-- Start --
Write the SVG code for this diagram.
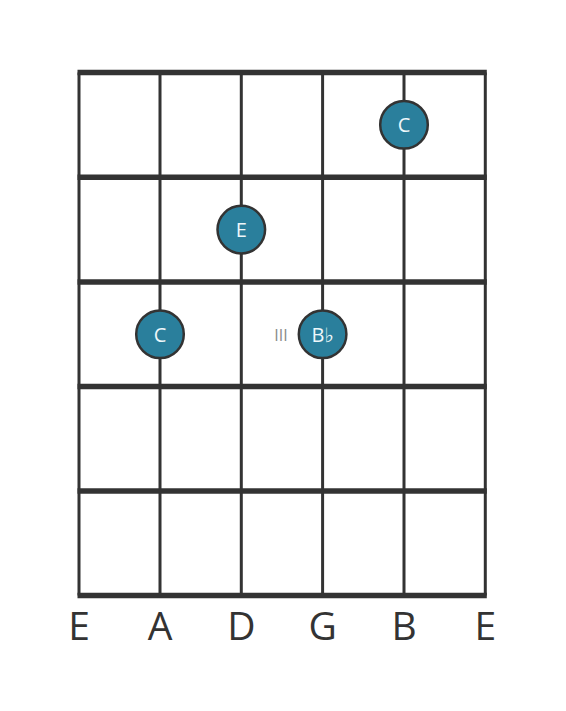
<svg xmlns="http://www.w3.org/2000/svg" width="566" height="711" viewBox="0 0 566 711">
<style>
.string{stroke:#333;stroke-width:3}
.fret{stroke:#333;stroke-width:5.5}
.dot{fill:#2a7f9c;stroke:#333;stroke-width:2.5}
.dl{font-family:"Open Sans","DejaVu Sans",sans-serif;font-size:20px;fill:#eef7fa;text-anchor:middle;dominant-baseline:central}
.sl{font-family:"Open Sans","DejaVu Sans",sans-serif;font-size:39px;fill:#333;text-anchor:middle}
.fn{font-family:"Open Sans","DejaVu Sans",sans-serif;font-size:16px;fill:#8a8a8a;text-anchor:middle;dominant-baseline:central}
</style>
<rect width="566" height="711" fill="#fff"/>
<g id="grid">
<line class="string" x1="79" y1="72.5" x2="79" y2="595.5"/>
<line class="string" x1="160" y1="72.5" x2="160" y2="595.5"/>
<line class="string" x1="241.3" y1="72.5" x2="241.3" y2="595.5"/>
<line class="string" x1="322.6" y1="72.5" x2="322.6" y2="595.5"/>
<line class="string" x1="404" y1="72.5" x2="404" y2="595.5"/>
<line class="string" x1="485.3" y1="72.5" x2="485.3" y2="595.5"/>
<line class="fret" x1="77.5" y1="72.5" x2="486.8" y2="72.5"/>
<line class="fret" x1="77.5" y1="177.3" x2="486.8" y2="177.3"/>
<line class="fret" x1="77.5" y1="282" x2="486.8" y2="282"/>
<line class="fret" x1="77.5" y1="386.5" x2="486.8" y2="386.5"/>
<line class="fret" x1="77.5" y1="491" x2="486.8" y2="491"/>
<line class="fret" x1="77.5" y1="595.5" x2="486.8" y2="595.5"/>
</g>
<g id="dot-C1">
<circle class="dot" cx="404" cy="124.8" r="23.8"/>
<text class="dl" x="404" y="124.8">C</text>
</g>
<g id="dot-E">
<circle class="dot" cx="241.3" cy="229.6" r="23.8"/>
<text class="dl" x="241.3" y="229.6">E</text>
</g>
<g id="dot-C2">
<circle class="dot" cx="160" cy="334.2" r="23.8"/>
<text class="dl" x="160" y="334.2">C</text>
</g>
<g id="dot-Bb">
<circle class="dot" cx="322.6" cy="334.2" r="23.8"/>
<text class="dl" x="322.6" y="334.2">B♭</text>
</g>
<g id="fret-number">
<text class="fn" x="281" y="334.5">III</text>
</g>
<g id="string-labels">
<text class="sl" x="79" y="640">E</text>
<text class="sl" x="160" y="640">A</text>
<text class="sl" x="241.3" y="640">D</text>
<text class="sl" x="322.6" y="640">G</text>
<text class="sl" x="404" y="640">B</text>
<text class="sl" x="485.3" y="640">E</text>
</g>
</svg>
-- End --
-- Start --
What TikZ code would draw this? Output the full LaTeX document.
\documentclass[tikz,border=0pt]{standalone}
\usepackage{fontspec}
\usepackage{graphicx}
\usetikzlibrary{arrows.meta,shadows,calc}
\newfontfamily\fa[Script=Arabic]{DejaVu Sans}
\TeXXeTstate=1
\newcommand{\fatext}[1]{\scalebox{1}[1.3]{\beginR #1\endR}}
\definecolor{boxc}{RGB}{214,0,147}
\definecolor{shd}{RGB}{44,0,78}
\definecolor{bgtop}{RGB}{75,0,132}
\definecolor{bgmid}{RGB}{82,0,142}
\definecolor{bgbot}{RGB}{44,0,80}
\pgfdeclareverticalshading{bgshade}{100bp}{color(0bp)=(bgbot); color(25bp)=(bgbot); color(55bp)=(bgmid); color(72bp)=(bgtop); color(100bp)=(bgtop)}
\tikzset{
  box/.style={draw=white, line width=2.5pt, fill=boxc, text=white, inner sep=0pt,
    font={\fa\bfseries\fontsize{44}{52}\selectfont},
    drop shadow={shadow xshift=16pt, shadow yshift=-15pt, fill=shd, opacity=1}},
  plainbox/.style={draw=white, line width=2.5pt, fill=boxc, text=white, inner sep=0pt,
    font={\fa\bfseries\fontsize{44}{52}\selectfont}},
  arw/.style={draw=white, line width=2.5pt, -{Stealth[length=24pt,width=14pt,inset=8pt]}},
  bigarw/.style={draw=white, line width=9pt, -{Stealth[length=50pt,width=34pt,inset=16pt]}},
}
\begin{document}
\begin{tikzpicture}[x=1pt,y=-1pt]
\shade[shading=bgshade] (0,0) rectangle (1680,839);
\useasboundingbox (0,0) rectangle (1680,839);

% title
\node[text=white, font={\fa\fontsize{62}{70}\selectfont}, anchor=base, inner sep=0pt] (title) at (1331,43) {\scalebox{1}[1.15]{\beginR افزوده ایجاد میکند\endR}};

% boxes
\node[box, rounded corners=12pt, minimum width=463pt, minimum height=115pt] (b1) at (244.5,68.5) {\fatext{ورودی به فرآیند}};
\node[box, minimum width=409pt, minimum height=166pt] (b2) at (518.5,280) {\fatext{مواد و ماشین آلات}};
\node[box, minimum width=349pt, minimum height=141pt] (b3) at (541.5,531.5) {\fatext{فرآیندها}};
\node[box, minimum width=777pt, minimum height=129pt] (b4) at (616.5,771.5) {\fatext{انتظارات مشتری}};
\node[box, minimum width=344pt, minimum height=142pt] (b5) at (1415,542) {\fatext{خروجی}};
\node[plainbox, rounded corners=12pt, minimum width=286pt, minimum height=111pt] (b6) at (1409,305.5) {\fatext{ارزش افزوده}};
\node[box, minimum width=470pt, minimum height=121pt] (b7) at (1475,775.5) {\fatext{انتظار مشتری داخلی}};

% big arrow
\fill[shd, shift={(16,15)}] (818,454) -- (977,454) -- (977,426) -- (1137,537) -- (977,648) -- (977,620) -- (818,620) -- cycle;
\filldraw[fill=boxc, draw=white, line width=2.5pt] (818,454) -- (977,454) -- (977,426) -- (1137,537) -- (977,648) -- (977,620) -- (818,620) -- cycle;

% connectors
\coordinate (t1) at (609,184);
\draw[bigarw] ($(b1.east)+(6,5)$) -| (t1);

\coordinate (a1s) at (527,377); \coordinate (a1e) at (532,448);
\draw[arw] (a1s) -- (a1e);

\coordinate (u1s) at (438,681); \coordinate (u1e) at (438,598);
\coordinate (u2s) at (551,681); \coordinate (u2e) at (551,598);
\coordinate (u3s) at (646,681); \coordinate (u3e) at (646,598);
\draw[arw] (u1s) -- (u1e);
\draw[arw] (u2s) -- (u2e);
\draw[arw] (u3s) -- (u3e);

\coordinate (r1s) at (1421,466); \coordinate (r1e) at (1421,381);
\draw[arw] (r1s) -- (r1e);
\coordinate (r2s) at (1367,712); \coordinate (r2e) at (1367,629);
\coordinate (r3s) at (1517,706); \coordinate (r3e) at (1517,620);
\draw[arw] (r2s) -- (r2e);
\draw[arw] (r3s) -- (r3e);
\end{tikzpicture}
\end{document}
-- End --
▶ _EXERCISE TASK_
Find how many lines in the listing hold "code", and reply with that number only.

▶ _THE RESPONSE_
2